Several Wallace tales similarly deal with relationships that can be interpreted in more than one way. Such relationships are prominent in Fergus Hume, and writers who descended from him, such as Wallace and Christie. Wallace sometimes uses these relationships to build puzzle plots, as do other mystery writers. But he also sometimes sets them forth without any mystery, right in the exposition of the story. For example, the relationship between the policeman and the crooks at the start of "Death Watch" can be viewed two different ways, something that victimizes the innocent policeman in the tale. Wallace uses this not to build a mystery, but to get his plot rolling.

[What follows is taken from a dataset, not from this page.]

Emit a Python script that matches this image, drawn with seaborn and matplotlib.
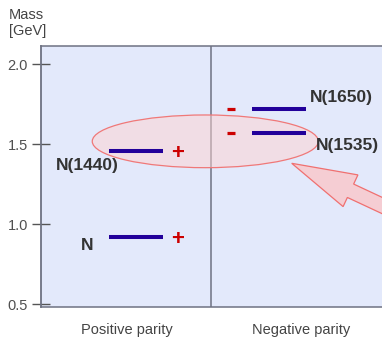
import warnings
import pandas as pd
import seaborn as sns
import matplotlib.pyplot as plt
from matplotlib.patches import Ellipse, FancyArrow

warnings.filterwarnings("ignore")
sns.set_theme(style="white")
plt.rcParams["font.family"] = ["Liberation Sans", "DejaVu Sans"]

# nucleon states: parity, name, mass in GeV
parity = ["Positive parity", "Positive parity", "Negative parity", "Negative parity"]
states = ["N", "N(1440)", "N(1535)", "N(1650)"]
mass = [0.92, 1.46, 1.57, 1.72]
signs = ["+", "+", "-", "-"]
parity_order = ["Positive parity", "Negative parity"]
mass_ticks = [0.5, 1.0, 1.5, 2.0]

df = pd.DataFrame({"parity": parity, "state": states, "mass": mass, "sign": signs})
df["pos"] = df["parity"].map({p: i for i, p in enumerate(parity_order)})

# layout: level centre offset, sign offset, label offsets (pixels)
level_shift = {0: 0.056, 1: -0.126}
sign_shift = {0: 0.293, 1: -0.401}
label_offset = {"N": (-40, -7), "N(1440)": (-39, -13),
                "N(1535)": (47, -11), "N(1650)": (40, 13)}
df["x"] = df["pos"] + df["pos"].map(level_shift)
df["sx"] = df["pos"] + df["pos"].map(sign_shift)

bg = "#E3E9FB"
spine_col = "#6E7282"

fig = plt.figure(figsize=(3.82, 3.38), dpi=100)
ax = fig.add_axes([40.7 / 382, 30.7 / 338, 347.3 / 382, 261.3 / 338])
ax.set_facecolor(bg)

# energy levels
sns.scatterplot(data=df, x="x", y="mass", marker="_", s=1460, linewidth=2.9,
                color="#22009A", edgecolor=None, legend=False, ax=ax, zorder=4)

# parity signs: minus as short thick dashes, plus as bold text
minus = df[df["sign"] == "-"]
sns.scatterplot(data=minus, x="sx", y="mass", marker="_", s=30, linewidth=2.3,
                color="#CC0000", edgecolor=None, legend=False, ax=ax, zorder=5)
for _, r in df[df["sign"] == "+"].iterrows():
    ax.text(r["sx"], r["mass"], "+", color="#CC0000", fontsize=16,
            fontweight="bold", ha="center", va="center_baseline", zorder=5)

for _, r in df.iterrows():
    dx, dy = label_offset[r["state"]]
    ax.annotate(r["state"], xy=(r["pos"], r["mass"]), xytext=(dx, dy),
                textcoords="offset pixels", ha="center", va="center_baseline",
                fontsize=12.5, fontweight="bold", color="#333333", zorder=5)

ax.axvline(0.484, color=spine_col, lw=1.1, zorder=2)

ax.add_patch(Ellipse((0.451, 1.518), 1.298, 0.329, facecolor="#FFD3D1", alpha=0.5,
                     edgecolor="none", zorder=3))
ax.add_patch(Ellipse((0.451, 1.518), 1.298, 0.329, facecolor="none",
                     edgecolor="#F07878", lw=0.9, zorder=3))

arrow = FancyArrow(4.185, 1.155, -1.268, 0.592, width=0.148, head_width=0.35,
                   head_length=0.649, length_includes_head=True,
                   transform=fig.dpi_scale_trans, facecolor="#F5CDD3",
                   edgecolor="#F07070", lw=0.9, zorder=6, clip_on=False)
fig.add_artist(arrow)

ax.set_xlim(-0.494, 1.50)
ax.set_ylim(0.482, 2.113)
ax.set_xticks(range(len(parity_order)))
ax.set_xticklabels(parity_order, fontsize=10.5, color="#444444")
ax.set_yticks(mass_ticks)
ax.set_yticklabels([f"{v:.1f}" for v in mass_ticks], fontsize=10.5, color="#505050")
ax.tick_params(axis="x", length=0, pad=11)
ax.tick_params(axis="y", left=True, direction="inout", length=12.7, width=1,
               color="#555555", pad=2.8)
ax.set_xlabel("")
ax.set_ylabel("")
for s in ax.spines.values():
    s.set_color(spine_col)
    s.set_linewidth(1.1)
ax.spines["left"].set_linewidth(1.3)

fig.text(9 / 382, 1 - 8 / 338, "Mass\n[GeV]", ha="left", va="top",
         fontsize=10.5, color="#444444")

fig.savefig("out.png", dpi=100)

Such relationships show Wallace's ingenuity. They adapt a technique, that of the ambiguous relationship, originally developed for puzzle plots, to do storytelling instead. Wallace is full of unusual relationships between crooks and other groups, such as police, middle class people, both honest and dishonest, and other professional crooks. In addition to ambiguity, these relationships tend to cause surprising consequences and results.